── Information supplied ──

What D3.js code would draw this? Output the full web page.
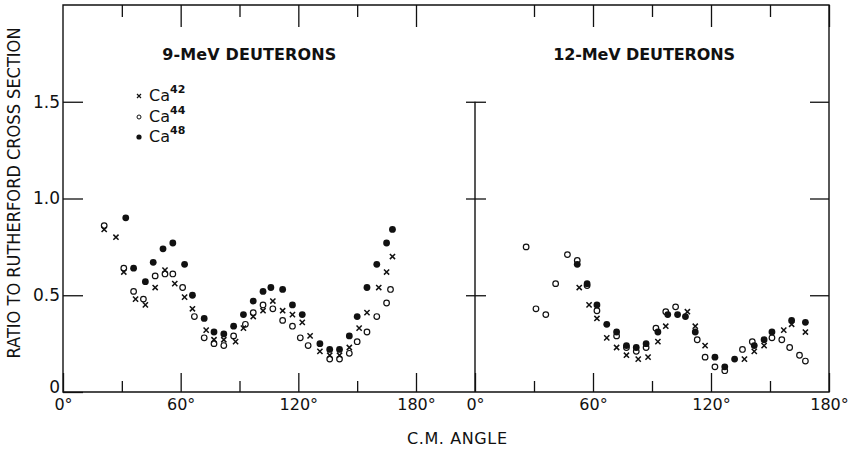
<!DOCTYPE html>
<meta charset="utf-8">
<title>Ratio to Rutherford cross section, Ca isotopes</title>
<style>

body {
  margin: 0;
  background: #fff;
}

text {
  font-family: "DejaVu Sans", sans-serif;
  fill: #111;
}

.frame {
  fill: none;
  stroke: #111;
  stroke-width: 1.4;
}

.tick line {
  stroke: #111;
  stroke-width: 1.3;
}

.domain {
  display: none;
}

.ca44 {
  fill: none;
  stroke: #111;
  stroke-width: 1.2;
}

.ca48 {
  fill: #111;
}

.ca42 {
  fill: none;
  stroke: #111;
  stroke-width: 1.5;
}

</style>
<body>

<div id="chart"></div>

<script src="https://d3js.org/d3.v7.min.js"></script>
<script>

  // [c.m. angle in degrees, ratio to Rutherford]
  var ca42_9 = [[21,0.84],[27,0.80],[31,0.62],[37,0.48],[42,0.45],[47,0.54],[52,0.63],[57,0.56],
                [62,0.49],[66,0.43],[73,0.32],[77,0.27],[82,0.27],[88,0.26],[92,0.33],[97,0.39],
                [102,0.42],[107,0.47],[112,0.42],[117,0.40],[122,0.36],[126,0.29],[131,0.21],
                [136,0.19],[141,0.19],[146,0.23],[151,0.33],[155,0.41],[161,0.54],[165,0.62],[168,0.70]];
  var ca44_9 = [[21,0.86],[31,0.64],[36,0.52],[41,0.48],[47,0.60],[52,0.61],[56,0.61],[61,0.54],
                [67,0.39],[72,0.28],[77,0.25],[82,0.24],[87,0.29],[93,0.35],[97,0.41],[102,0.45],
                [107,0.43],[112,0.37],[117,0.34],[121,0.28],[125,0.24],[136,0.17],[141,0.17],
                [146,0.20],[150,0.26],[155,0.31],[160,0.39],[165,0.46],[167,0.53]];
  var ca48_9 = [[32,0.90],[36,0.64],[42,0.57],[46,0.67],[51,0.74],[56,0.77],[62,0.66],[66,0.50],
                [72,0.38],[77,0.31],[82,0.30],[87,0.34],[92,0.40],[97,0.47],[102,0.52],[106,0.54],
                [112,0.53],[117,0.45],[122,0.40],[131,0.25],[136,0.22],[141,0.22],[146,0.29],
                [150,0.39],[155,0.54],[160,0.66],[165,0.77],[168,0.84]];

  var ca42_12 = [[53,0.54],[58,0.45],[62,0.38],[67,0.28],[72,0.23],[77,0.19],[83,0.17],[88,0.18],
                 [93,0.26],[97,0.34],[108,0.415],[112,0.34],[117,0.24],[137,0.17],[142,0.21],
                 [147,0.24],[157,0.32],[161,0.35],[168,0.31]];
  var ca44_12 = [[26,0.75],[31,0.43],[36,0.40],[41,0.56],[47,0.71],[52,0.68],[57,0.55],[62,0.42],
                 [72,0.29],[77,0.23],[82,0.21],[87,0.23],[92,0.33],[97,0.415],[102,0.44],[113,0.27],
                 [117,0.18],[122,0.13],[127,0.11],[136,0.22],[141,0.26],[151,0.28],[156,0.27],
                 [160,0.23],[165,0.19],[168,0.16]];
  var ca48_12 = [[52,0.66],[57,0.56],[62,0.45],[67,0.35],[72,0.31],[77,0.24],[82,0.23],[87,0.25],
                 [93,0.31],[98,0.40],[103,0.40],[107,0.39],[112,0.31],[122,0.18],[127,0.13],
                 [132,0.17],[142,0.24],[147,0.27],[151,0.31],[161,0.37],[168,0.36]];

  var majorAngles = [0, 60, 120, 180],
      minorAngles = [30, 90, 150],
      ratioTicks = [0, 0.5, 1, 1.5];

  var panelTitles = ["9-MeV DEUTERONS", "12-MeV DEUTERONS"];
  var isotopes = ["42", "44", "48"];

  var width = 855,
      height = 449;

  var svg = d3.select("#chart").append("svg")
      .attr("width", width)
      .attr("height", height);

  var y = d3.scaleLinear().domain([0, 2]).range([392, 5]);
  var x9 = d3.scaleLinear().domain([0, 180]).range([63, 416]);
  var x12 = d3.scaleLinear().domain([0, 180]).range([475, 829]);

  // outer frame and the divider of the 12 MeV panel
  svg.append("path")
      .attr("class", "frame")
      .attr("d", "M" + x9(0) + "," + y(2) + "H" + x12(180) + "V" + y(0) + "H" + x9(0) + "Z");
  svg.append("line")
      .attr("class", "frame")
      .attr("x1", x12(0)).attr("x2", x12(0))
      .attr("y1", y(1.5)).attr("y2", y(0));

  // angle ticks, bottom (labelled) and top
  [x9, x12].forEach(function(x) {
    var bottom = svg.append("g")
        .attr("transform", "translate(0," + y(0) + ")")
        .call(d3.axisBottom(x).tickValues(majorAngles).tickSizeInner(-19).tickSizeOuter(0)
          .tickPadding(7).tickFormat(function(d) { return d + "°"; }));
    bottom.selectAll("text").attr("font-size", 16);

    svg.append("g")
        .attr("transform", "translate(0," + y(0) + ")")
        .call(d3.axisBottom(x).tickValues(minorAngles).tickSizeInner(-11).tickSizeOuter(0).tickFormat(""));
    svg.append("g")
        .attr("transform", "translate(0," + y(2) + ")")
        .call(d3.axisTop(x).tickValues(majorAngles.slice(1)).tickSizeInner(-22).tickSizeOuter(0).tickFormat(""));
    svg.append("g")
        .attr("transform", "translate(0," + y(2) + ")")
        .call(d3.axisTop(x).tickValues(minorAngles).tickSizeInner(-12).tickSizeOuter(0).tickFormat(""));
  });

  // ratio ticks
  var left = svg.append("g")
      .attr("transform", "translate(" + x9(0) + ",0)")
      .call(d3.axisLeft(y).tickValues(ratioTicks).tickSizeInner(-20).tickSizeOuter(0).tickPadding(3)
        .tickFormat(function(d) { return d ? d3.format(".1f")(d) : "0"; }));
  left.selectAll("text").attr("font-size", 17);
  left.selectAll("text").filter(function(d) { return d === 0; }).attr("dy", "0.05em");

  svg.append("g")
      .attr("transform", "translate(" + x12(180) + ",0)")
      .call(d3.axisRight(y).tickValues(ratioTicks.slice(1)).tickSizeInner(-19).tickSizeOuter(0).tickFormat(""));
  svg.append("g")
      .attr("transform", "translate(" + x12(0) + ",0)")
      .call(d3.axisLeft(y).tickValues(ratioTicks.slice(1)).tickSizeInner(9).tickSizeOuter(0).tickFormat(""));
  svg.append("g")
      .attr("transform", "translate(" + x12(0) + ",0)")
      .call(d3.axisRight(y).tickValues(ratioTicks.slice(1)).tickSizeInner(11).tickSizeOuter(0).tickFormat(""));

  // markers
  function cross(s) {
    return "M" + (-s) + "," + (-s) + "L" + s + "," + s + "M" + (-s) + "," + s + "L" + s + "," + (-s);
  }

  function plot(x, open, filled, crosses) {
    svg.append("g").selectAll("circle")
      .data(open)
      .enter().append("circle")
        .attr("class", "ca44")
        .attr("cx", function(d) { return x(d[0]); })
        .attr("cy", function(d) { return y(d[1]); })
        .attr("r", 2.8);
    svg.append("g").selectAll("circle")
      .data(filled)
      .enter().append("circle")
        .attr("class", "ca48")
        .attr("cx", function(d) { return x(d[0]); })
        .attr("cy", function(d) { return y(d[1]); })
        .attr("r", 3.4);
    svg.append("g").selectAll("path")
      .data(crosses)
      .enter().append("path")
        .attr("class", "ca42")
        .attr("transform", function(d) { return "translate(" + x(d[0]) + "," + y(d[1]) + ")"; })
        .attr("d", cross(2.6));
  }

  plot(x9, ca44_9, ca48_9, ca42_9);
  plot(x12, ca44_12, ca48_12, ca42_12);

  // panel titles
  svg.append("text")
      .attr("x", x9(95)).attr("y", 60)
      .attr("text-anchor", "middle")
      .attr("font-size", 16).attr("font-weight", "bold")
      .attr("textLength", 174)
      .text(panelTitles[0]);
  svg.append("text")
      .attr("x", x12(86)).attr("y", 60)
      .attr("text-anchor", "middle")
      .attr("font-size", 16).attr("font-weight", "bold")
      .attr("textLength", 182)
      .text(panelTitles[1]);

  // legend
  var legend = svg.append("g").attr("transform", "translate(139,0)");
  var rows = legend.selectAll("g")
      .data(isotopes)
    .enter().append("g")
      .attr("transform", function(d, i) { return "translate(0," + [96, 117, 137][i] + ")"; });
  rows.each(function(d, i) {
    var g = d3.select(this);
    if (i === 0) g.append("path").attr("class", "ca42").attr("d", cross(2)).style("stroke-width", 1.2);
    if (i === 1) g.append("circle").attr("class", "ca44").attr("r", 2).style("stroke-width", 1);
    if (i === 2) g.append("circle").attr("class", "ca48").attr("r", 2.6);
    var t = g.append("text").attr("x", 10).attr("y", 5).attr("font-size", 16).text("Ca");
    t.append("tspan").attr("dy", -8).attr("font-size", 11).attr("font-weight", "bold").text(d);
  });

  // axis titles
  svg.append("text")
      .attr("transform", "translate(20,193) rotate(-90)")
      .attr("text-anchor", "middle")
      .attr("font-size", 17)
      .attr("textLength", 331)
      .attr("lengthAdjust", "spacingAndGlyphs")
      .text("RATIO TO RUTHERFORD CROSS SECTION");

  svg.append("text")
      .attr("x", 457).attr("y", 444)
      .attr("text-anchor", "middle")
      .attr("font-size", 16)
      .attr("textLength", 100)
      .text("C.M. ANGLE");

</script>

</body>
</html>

───

▸ **Aim**: All lines above with "this" in them should be returned.

▸ **Finished exercise**:
What D3.js code would draw this? Output the full web page.
    var g = d3.select(this);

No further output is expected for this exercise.